I’ve done everything I know how to improve – supplements, exercise, water, rest, more supplements, tests…nothing. And for someone who always needs and wants to know WHY, I’m not getting any answers there either. This anomaly has been blamed on childbirth – 8 months ago? That answer only spawns more questions, namely what do I need to do from here since I thought I was doing a good job ‘taking care’ of myself before? It’s so frustrating. And frustration with my health is the last thing I need.
We’re still waiting. Waiting for an answer to an almost 3-year problem. STILL waiting. I recently read that a Russian woman was imprisoned for 13 years (six of which was in solitary confinement) under Stalin’s reign, all for being a teacher. However, she makes the statement that the most difficult time in her life was NOT the horrendous suffering during years of imprisonment, but the three weeks of waiting prior to her arrest – that the uncertainty and anxiety such waiting poured over her heart while she waited for the “unknown” was pure torture. She said that “perhaps waiting for an inevitable disaster is worse than the disaster itself.”
I wholeheartedly agree. Torture.
Remember last March 2? We were expecting some pretty terrible storms – the weather genius Greg Forbes had issued an unprecedented Tor-Con index of a 10 for most of Kentucky and The Weather Channel was deploying their finest reporters to hotspots around the state. The anxiety of what was to come was stifling. Businesses were closing and shelters were being put in place. Preparation for the unknown was difficult, but the unpredictability of waiting for what Mother Nature was going to dole out was far worse. It was exhausting. Try as you will to trust God at all cost, but your human flesh won’t let you forget what could happen.
Now imagine that’s your reality every day, except instead of a devastating storm, it’s one small piece of mail that may or may not appear in your mailbox that day could spell either financial ruin or a chance to end what seems like a never-ending nightmare. That’s our reality. Every. Single. Day.

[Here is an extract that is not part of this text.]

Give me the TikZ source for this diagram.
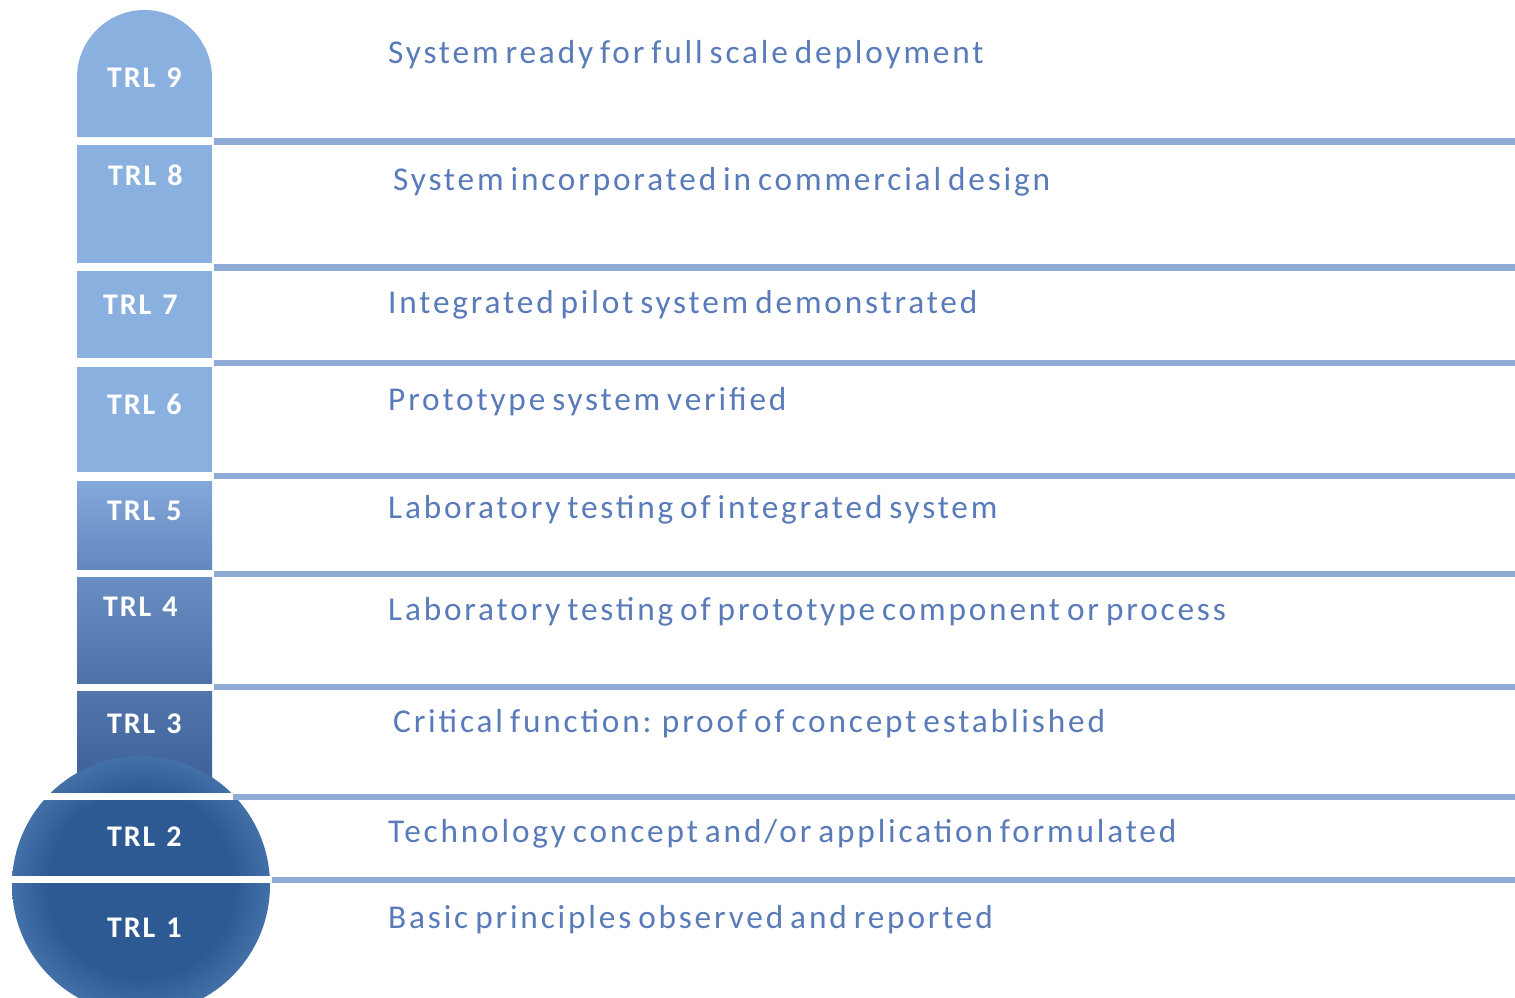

We don’t know what’s going to happen, what options we’re going to be given. We don’t know WHEN. And worst of all, we don’t know WHY – why we’re being put through another season of difficult waiting and what we’re supposed to learn from it. We cling to what happened the last time we waited: for four long years, we were led to begin thinking children were not part of God’s plan for us. Instead, we were eventually blessed with an unbelievable miracle in our baby girl. It’s all I can do to wrestle away the lies that threaten to take over my thoughts and cling to that sweet tangible promise I hold every day.
It doesn’t get any more literal than saying that psalms are only born out of the qualms of life, so that’s where we are. I’m praying for the day when I can write with abandon how we were delivered through this, whatever the outcome.
Until then, I’m likely to continue writing about TV shows and fantasies and other nonsense because I need some nonsense in all this reality to make me smile.